== The input ==

[START]

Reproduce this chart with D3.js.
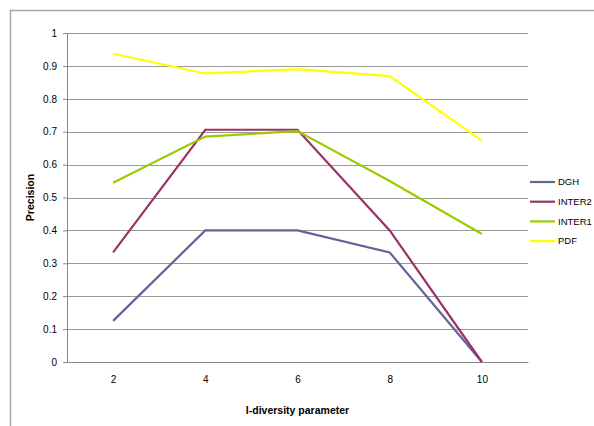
<!DOCTYPE html>
<html>
<head>
<meta charset="utf-8">
<script src="https://cdn.jsdelivr.net/npm/d3@7"></script>
<style>
  body { margin: 0; background: #fff; }
  svg { display: block; font-family: "Liberation Sans", Arial, sans-serif; }
</style>
</head>
<body>
<div id="chart"></div>
<script>
// data
const categories = ["2", "4", "6", "8", "10"];
const seriesNames = ["DGH", "INTER2", "INTER1", "PDF"];
const dgh    = [0.125, 0.4, 0.4, 0.333, 0];
const inter2 = [0.333, 0.706, 0.706, 0.4, 0];
const inter1 = [0.545, 0.685, 0.702, 0.55, 0.389];
const pdf    = [0.937, 0.877, 0.89, 0.869, 0.673];
const yTicks = [0, 0.1, 0.2, 0.3, 0.4, 0.5, 0.6, 0.7, 0.8, 0.9, 1];
const colors = ["#63639c", "#993366", "#99cc00", "#ffff00"];

const series = [dgh, inter2, inter1, pdf].map((vals, i) => ({
  name: seriesNames[i], color: colors[i], values: vals
}));

const W = 594, H = 426;
const margin = {top: 33, right: 66, bottom: 64, left: 67},
    width = W - margin.left - margin.right,
    height = H - margin.top - margin.bottom;

const svg = d3.select("#chart")
  .append("svg")
    .attr("width", W)
    .attr("height", H);

// outer frame (cropped on right and bottom)
svg.append("path")
  .attr("d", "M10.5," + (H + 5) + "V10.5H" + (W + 5))
  .attr("fill", "none")
  .attr("stroke", "#a6a6a6")
  .attr("stroke-width", 1.5);

const g = svg.append("g")
  .attr("transform", "translate(" + margin.left + "," + margin.top + ")");

const x = d3.scalePoint()
  .domain(categories)
  .range([0, width])
  .padding(0.5);

const y = d3.scaleLinear()
  .domain([0, 1])
  .range([height, 0]);

// gridlines
g.append("g")
  .selectAll("line")
  .data(yTicks.filter(d => d > 0))
  .enter()
  .append("line")
    .attr("x1", 0)
    .attr("x2", width)
    .attr("y1", d => Math.round(y(d)) + 0.5)
    .attr("y2", d => Math.round(y(d)) + 0.5)
    .attr("stroke", "#999")
    .attr("stroke-width", 1);

// y axis
const yAxis = g.append("g")
  .call(d3.axisLeft(y).tickValues(yTicks).tickFormat(d => d3.format("")(d)).tickSize(4).tickPadding(6))
yAxis.select(".domain").attr("stroke", "#888");
yAxis.selectAll(".tick line").attr("stroke", "#888");
yAxis.selectAll("text").attr("font-size", 10).attr("fill", "#000")
  .attr("font-family", "'Liberation Sans', Arial, sans-serif");

// x axis
const xAxis = g.append("g")
  .attr("transform", "translate(0," + height + ")")
  .call(d3.axisBottom(x).tickSize(0).tickPadding(14));
xAxis.select(".domain").attr("stroke", "#888");
xAxis.selectAll("text").attr("font-size", 10).attr("fill", "#000")
  .attr("font-family", "'Liberation Sans', Arial, sans-serif");

// axis titles
g.append("text")
  .attr("x", width / 2)
  .attr("y", height + 52)
  .attr("text-anchor", "middle")
  .attr("font-size", 10.5)
  .attr("font-weight", "bold")
  .text("l-diversity parameter");

g.append("text")
  .attr("transform", "translate(-33," + (height / 2) + ") rotate(-90)")
  .attr("text-anchor", "middle")
  .attr("font-size", 10.5)
  .attr("font-weight", "bold")
  .text("Precision");

// lines
const line = d3.line()
  .x((d, i) => x(categories[i]))
  .y(d => y(d));

g.selectAll(".series")
  .data(series)
  .enter()
  .append("path")
    .attr("class", "series")
    .attr("d", d => line(d.values))
    .attr("fill", "none")
    .attr("stroke", d => d.color)
    .attr("stroke-width", 2.2)
    .attr("stroke-linejoin", "miter");

// legend
const legend = svg.append("g")
  .attr("transform", "translate(530,182)");
const item = legend.selectAll("g")
  .data(series)
  .enter()
  .append("g")
    .attr("transform", (d, i) => "translate(0," + (i * 19.7) + ")");
item.append("line")
  .attr("x1", 0).attr("x2", 25)
  .attr("stroke", d => d.color)
  .attr("stroke-width", 2.2);
item.append("text")
  .attr("x", 28)
  .attr("dy", "0.35em")
  .attr("font-size", 9.5)
  .text(d => d.name);
</script>
</body>
</html>
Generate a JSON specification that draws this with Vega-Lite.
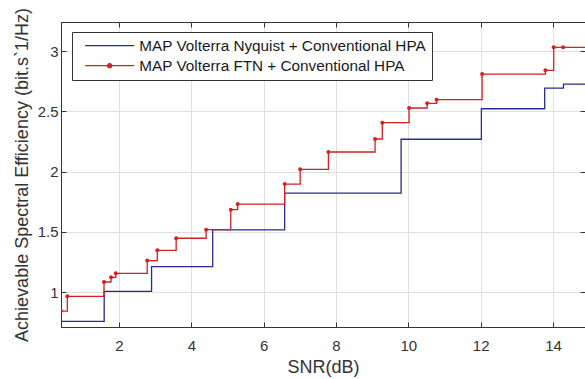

[END]

== What this task involves ==
Pictures stay out; reproduce every line of the records exactly.

== Solution to the problem ==
Reproduce this chart with D3.js.
<!DOCTYPE html>
<html>
<head>
<meta charset="utf-8">
<script src="https://cdn.jsdelivr.net/npm/d3@7"></script>
<style>
  body { margin: 0; background: #fff; }
  svg { display: block; font-family: "Liberation Sans", Arial, sans-serif; }
</style>
</head>
<body>
<div id="chart"></div>
<script>
// data
const categories = ["2", "4", "6", "8", "10"];
const seriesNames = ["DGH", "INTER2", "INTER1", "PDF"];
const dgh    = [0.125, 0.4, 0.4, 0.333, 0];
const inter2 = [0.333, 0.706, 0.706, 0.4, 0];
const inter1 = [0.545, 0.685, 0.702, 0.55, 0.389];
const pdf    = [0.937, 0.877, 0.89, 0.869, 0.673];
const yTicks = [0, 0.1, 0.2, 0.3, 0.4, 0.5, 0.6, 0.7, 0.8, 0.9, 1];
const colors = ["#63639c", "#993366", "#99cc00", "#ffff00"];

const series = [dgh, inter2, inter1, pdf].map((vals, i) => ({
  name: seriesNames[i], color: colors[i], values: vals
}));

const W = 594, H = 426;
const margin = {top: 33, right: 66, bottom: 64, left: 67},
    width = W - margin.left - margin.right,
    height = H - margin.top - margin.bottom;

const svg = d3.select("#chart")
  .append("svg")
    .attr("width", W)
    .attr("height", H);

// outer frame (cropped on right and bottom)
svg.append("path")
  .attr("d", "M10.5," + (H + 5) + "V10.5H" + (W + 5))
  .attr("fill", "none")
  .attr("stroke", "#a6a6a6")
  .attr("stroke-width", 1.5);

const g = svg.append("g")
  .attr("transform", "translate(" + margin.left + "," + margin.top + ")");

const x = d3.scalePoint()
  .domain(categories)
  .range([0, width])
  .padding(0.5);

const y = d3.scaleLinear()
  .domain([0, 1])
  .range([height, 0]);

// gridlines
g.append("g")
  .selectAll("line")
  .data(yTicks.filter(d => d > 0))
  .enter()
  .append("line")
    .attr("x1", 0)
    .attr("x2", width)
    .attr("y1", d => Math.round(y(d)) + 0.5)
    .attr("y2", d => Math.round(y(d)) + 0.5)
    .attr("stroke", "#999")
    .attr("stroke-width", 1);

// y axis
const yAxis = g.append("g")
  .call(d3.axisLeft(y).tickValues(yTicks).tickFormat(d => d3.format("")(d)).tickSize(4).tickPadding(6))
yAxis.select(".domain").attr("stroke", "#888");
yAxis.selectAll(".tick line").attr("stroke", "#888");
yAxis.selectAll("text").attr("font-size", 10).attr("fill", "#000")
  .attr("font-family", "'Liberation Sans', Arial, sans-serif");

// x axis
const xAxis = g.append("g")
  .attr("transform", "translate(0," + height + ")")
  .call(d3.axisBottom(x).tickSize(0).tickPadding(14));
xAxis.select(".domain").attr("stroke", "#888");
xAxis.selectAll("text").attr("font-size", 10).attr("fill", "#000")
  .attr("font-family", "'Liberation Sans', Arial, sans-serif");

// axis titles
g.append("text")
  .attr("x", width / 2)
  .attr("y", height + 52)
  .attr("text-anchor", "middle")
  .attr("font-size", 10.5)
  .attr("font-weight", "bold")
  .text("l-diversity parameter");

g.append("text")
  .attr("transform", "translate(-33," + (height / 2) + ") rotate(-90)")
  .attr("text-anchor", "middle")
  .attr("font-size", 10.5)
  .attr("font-weight", "bold")
  .text("Precision");

// lines
const line = d3.line()
  .x((d, i) => x(categories[i]))
  .y(d => y(d));

g.selectAll(".series")
  .data(series)
  .enter()
  .append("path")
    .attr("class", "series")
    .attr("d", d => line(d.values))
    .attr("fill", "none")
    .attr("stroke", d => d.color)
    .attr("stroke-width", 2.2)
    .attr("stroke-linejoin", "miter");

// legend
const legend = svg.append("g")
  .attr("transform", "translate(530,182)");
const item = legend.selectAll("g")
  .data(series)
  .enter()
  .append("g")
    .attr("transform", (d, i) => "translate(0," + (i * 19.7) + ")");
item.append("line")
  .attr("x1", 0).attr("x2", 25)
  .attr("stroke", d => d.color)
  .attr("stroke-width", 2.2);
item.append("text")
  .attr("x", 28)
  .attr("dy", "0.35em")
  .attr("font-size", 9.5)
  .text(d => d.name);
</script>
</body>
</html>
Generate a JSON specification that draws this with Vega-Lite.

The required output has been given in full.